# xbox 360, HD no sound



## DevilsWish (Sep 11, 2007)

i'll first start off by saying i might of placed this thread in the wrong place, if thats so i apologize.


i recently bought a hd tv for my xbox 360. it has a dvi-i port. so i bought a '3 rca to dvi-i converter' (i think its called that). the quality is just awsome, but 1 problem has occurred.

i dont have sound!!!

ive read forum threads on different sites and have learnt that dvi ports dont carry sound (what ever that means). i checked in the back of my tv and i have just noticed a 'Dvi audio in' socket.

so what my question for the tech support guys is 'what cables, sound systems, witchcraft or hocus-pocus that will need to buy in order for me to get sound?

thanks for reading the thread, im not a technical person so try and keep things as simple as possilbe (e.g. the red, white and yellow plugs - not composite)


----------



## Couriant (Mar 26, 2002)

I believe that is correct. DVI does not have sound. Where it said DVI Audio IN, were they RCA type jacks? If so, you should be able to put just the yellow in the xbox, and then if you have a spare RCA cable, put Red and white in the xbox and connect it to DVI Audio IN.

If your tv has component (4 colors Green Blue Orange and White (i think) slots for DVI Audio IN, then this is what you should have got:

http://www.xbox.com/en-US/hardware/splash/x/xbox360componenthdcable/

But without your TV model or the name of the cable you got, it's not easy to help


----------



## DevilsWish (Sep 11, 2007)

Couriant said:


> I believe that is correct. DVI does not have sound. Where it said DVI Audio IN, were they RCA type jacks? If so, you should be able to put just the yellow in the xbox, and then if you have a spare RCA cable, put Red and white in the xbox and connect it to DVI Audio IN.
> 
> If your tv has component (4 colors Green Blue Orange and White (i think) slots for DVI Audio IN, then this is what you should have got:
> 
> ...


_Where it said DVI Audio IN, were they RCA type jacks?_

i dont no what a jack is, but im guessing its a socket. and i dont no if its a RCA 'jack' because i dont know what one looks like, it just looks like a socket to me.

_so, you should be able to put just the yellow in the xbox, and then if you have a spare RCA cable, put Red and white in the xbox and connect it to DVI Audio IN._

just put the yellow in the xbox? nothing yellow goes into the xbox, nor anything white or red.

tv model is a phillips 23PF4321/01 and the cable im currently using is the cable which comes with the xbox, something like HD AV. the 3 rca is currently plugged into an adaptor which plugs into the tv, something like '3 RCA to dvi-i component' thingy.

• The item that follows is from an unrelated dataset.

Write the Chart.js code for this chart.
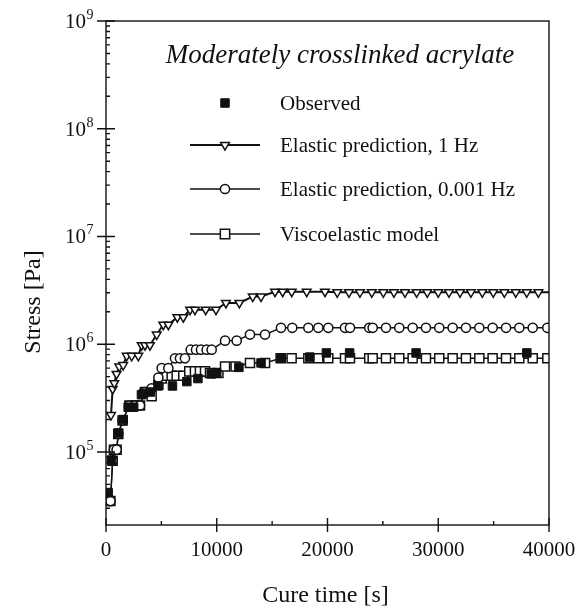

im not a technically sound person so i didnt understand most of that u said, just say the 'yellow thing' and stuff like that


----------



## Couriant (Mar 26, 2002)

DevilsWish said:


> _Where it said DVI Audio IN, were they RCA type jacks?_
> 
> i dont no what a jack is, but im guessing its a socket. and i dont no if its a RCA 'jack' because i dont know what one looks like, it just looks like a socket to me.


The jack/socket is the little hole that you plug a cable in. 



DevilsWish said:


> _so, you should be able to put just the yellow in the xbox, and then if you have a spare RCA cable, put Red and white in the xbox and connect it to DVI Audio IN._
> 
> just put the yellow in the xbox? nothing yellow goes into the xbox, nor anything white or red.


I fo not have a xbox360 so I'm flying blind. I will look at the technical stuff in a min.



DevilsWish said:


> tv model is a phillips 23PF4321/01 and the cable im currently using is the cable which comes with the xbox, something like HD AV. the 3 rca is currently plugged into an adaptor which plugs into the tv, something like '3 RCA to dvi-i component' thingy.
> 
> im not a technically sound person so i didnt understand most of that u said, just say the 'yellow thing' and stuff like that


So right now you have a cable that is going from the Xbox to the adapter, then the adapter into the tv?


----------



## Couriant (Mar 26, 2002)

also according to XBOX site, this cable is the one that comes standard with the 360 (not core version). If this is the one you got, then that means you have a component cable, not RCA. 

Is this the cable you are using?


----------



## DevilsWish (Sep 11, 2007)

correct yeh


----------



## GCDude (Apr 1, 2005)

lets take a stab 

right so this cable plugs into the dvi converter. Im guessing that 3 cables go into this, and you have 3 'loose'. What you should be able to do is take the L+R audio, and plug this into the back of your tv. Unless the dvi converter also gives out dvi audio (and you have a cable for that)

here's a picture of the back of the tv, in case thats not how the cables/dvi adapter are setup and someone else can help.

http://www.amazon.co.uk/Philips-23PF4321-Widescreen-Ready-LCD/dp/B000E192DG


----------



## Couriant (Mar 26, 2002)

DVI is only video GCD. 

But what you said is correct. In the link the picture shows 6 cables, the first 3 are component (video) and the other 3 are RCA (video, and left/right). So what you will need to do is plug the red an white into the DVI Audio In so you will hear sounds on the DVI channel of your tv.


----------